- **Problem details**:
Retype exactly what runs from the first line of the data to the line with "oecd_years = list(range(1970, 2025))", keeping both of those lines and skipping pictures.

- **Dataset content**:
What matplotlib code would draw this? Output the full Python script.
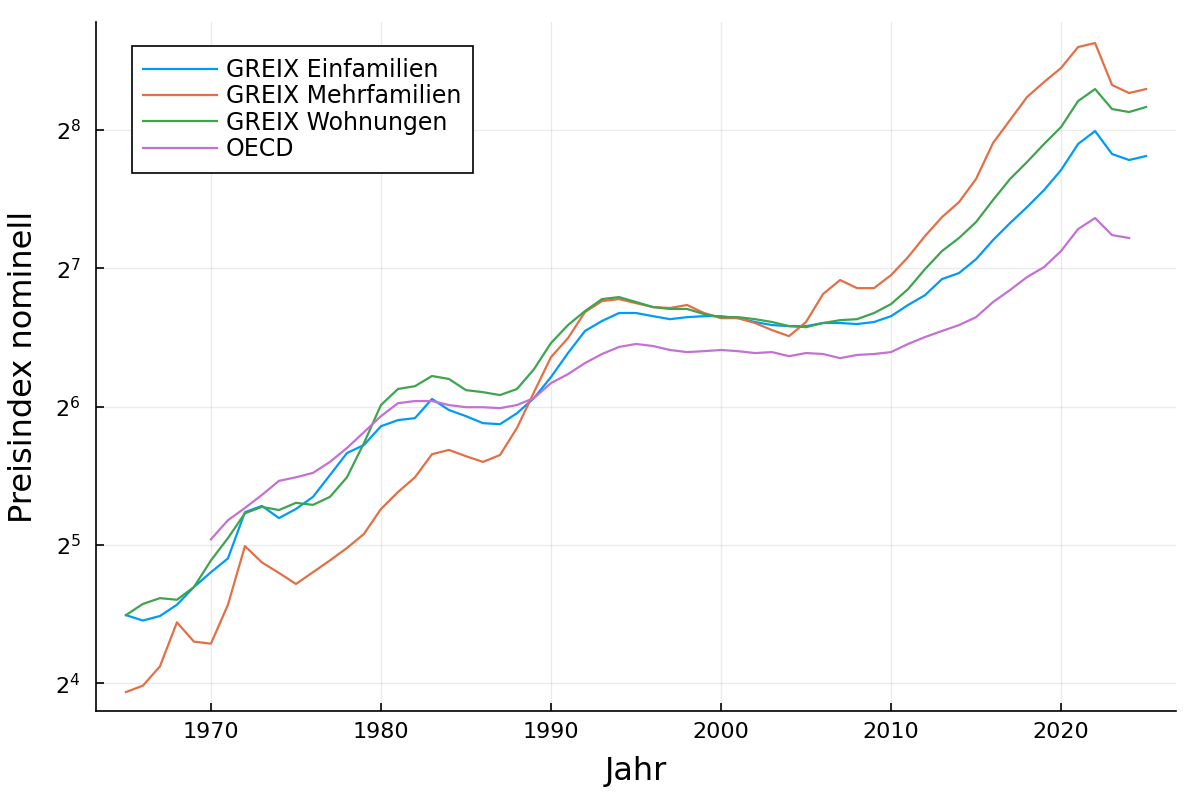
import matplotlib
matplotlib.use("Agg")
import matplotlib.pyplot as plt
from matplotlib.ticker import FixedLocator, NullLocator

# Preisindex nominell, Jahreswerte
years = list(range(1965, 2026))
oecd_years = list(range(1970, 2025))

einfamilien = [
    22.5, 21.9, 22.4, 23.7, 25.9, 27.9, 29.9, 37.7, 38.9, 36.6,
    38.3, 40.7, 45.4, 50.7, 52.8, 58.0, 59.8, 60.4, 66.5, 62.9,
    61.0, 58.9, 58.6, 61.9, 66.8, 74.2, 83.7, 93.5, 98.3, 102.3,
    102.3, 100.7, 99.2, 100.2, 100.7, 100.7, 99.7, 97.8, 96.3, 95.8,
    95.8, 97.3, 97.3, 96.8, 97.8, 100.7, 106.5, 111.9, 121.3, 125.0,
    134.0, 147.5, 160.6, 174.0, 189.5, 209.5, 238.7, 254.7, 227.0, 220.3,
    224.7,
]
mehrfamilien = [
    15.3, 15.8, 17.4, 21.7, 19.7, 19.5, 23.7, 31.8, 29.3, 27.8,
    26.3, 27.9, 29.6, 31.5, 33.8, 38.3, 41.7, 44.9, 50.4, 51.5,
    49.9, 48.5, 50.2, 57.5, 68.8, 82.0, 90.2, 102.8, 108.6, 109.7,
    107.5, 105.4, 104.9, 106.5, 102.3, 99.7, 99.7, 97.3, 93.9, 91.1,
    97.8, 112.5, 120.7, 115.9, 115.9, 123.7, 135.4, 150.5, 165.5, 178.4,
    200.3, 239.9, 269.2, 302.1, 325.7, 349.4, 388.1, 396.0, 320.8, 308.2,
    314.4,
]
wohnungen = [
    22.5, 23.8, 24.5, 24.3, 25.9, 29.6, 33.1, 37.5, 38.7, 38.1,
    39.5, 39.1, 40.7, 44.9, 53.3, 64.5, 69.9, 70.9, 74.6, 73.5,
    69.5, 68.8, 67.8, 69.9, 77.2, 88.0, 96.3, 103.3, 109.7, 110.8,
    108.1, 105.4, 104.4, 104.4, 101.8, 100.2, 100.2, 99.2, 97.8, 95.8,
    95.3, 97.3, 98.7, 99.2, 102.3, 107.0, 115.3, 127.5, 139.6, 149.0,
    161.4, 180.3, 200.3, 218.1, 238.7, 259.9, 296.0, 314.4, 284.4, 280.2,
    287.3,
]
oecd = [
    32.9, 36.2, 38.5, 41.1, 44.1, 44.9, 45.9, 48.5, 52.0, 56.3,
    61.0, 65.1, 65.8, 65.8, 64.5, 63.8, 63.8, 63.5, 64.5, 66.8,
    72.0, 75.3, 79.6, 83.3, 86.3, 87.6, 86.7, 85.0, 84.1, 84.5,
    85.0, 84.5, 83.7, 84.1, 82.4, 83.7, 83.3, 81.6, 82.9, 83.3,
    84.1, 87.6, 90.7, 93.5, 96.3, 100.2, 108.1, 114.8, 122.5, 128.8,
    139.6, 155.8, 164.7, 151.2, 149.0,
]

series = [
    ("GREIX Einfamilien", years, einfamilien, "#009AFA"),
    ("GREIX Mehrfamilien", years, mehrfamilien, "#E36F47"),
    ("GREIX Wohnungen", years, wohnungen, "#3EA44E"),
    ("OECD", oecd_years, oecd, "#C371D2"),
]

x_ticks = [1970, 1980, 1990, 2000, 2010, 2020]
y_exponents = [4, 5, 6, 7, 8]

fig, ax = plt.subplots(figsize=(12, 8), dpi=100)
fig.subplots_adjust(left=0.08, right=0.98, bottom=0.111, top=0.9725)

for label, xs, ys, color in series:
    ax.plot(xs, ys, color=color, linewidth=1.6, label=label)

ax.set_yscale("log", base=2)
ax.set_xlim(1963.24, 2026.76)
ax.set_ylim(13.9, 440)

ax.xaxis.set_major_locator(FixedLocator(x_ticks))
ax.set_xticklabels([str(t) for t in x_ticks])
ax.yaxis.set_major_locator(FixedLocator([2 ** e for e in y_exponents]))
ax.yaxis.set_minor_locator(NullLocator())
ax.set_yticklabels([rf"$2^{{{e}}}$" for e in y_exponents])

ax.tick_params(axis="both", direction="in", length=6, width=1.2, colors="black")
ax.tick_params(axis="x", labelsize=16, pad=8)
ax.tick_params(axis="y", labelsize=16, pad=11)
ax.grid(True, color="black", alpha=0.08, linewidth=1)

for side in ("top", "right"):
    ax.spines[side].set_visible(False)
for side in ("left", "bottom"):
    ax.spines[side].set_linewidth(1.2)

ax.set_xlabel("Jahr", fontsize=23, labelpad=10)
ax.set_ylabel("Preisindex nominell", fontsize=23, labelpad=12)

leg = ax.legend(loc="upper left", bbox_to_anchor=(0.033, 0.965), borderaxespad=0,
                fontsize=17, fancybox=False, framealpha=1, edgecolor="black",
                handlelength=3.1, handletextpad=0.4, labelspacing=0.1,
                borderpad=0.5)
leg.get_frame().set_linewidth(1.2)

fig.savefig("out.png", dpi=100)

- **Reply**:
What matplotlib code would draw this? Output the full Python script.
import matplotlib
matplotlib.use("Agg")
import matplotlib.pyplot as plt
from matplotlib.ticker import FixedLocator, NullLocator

# Preisindex nominell, Jahreswerte
years = list(range(1965, 2026))
oecd_years = list(range(1970, 2025))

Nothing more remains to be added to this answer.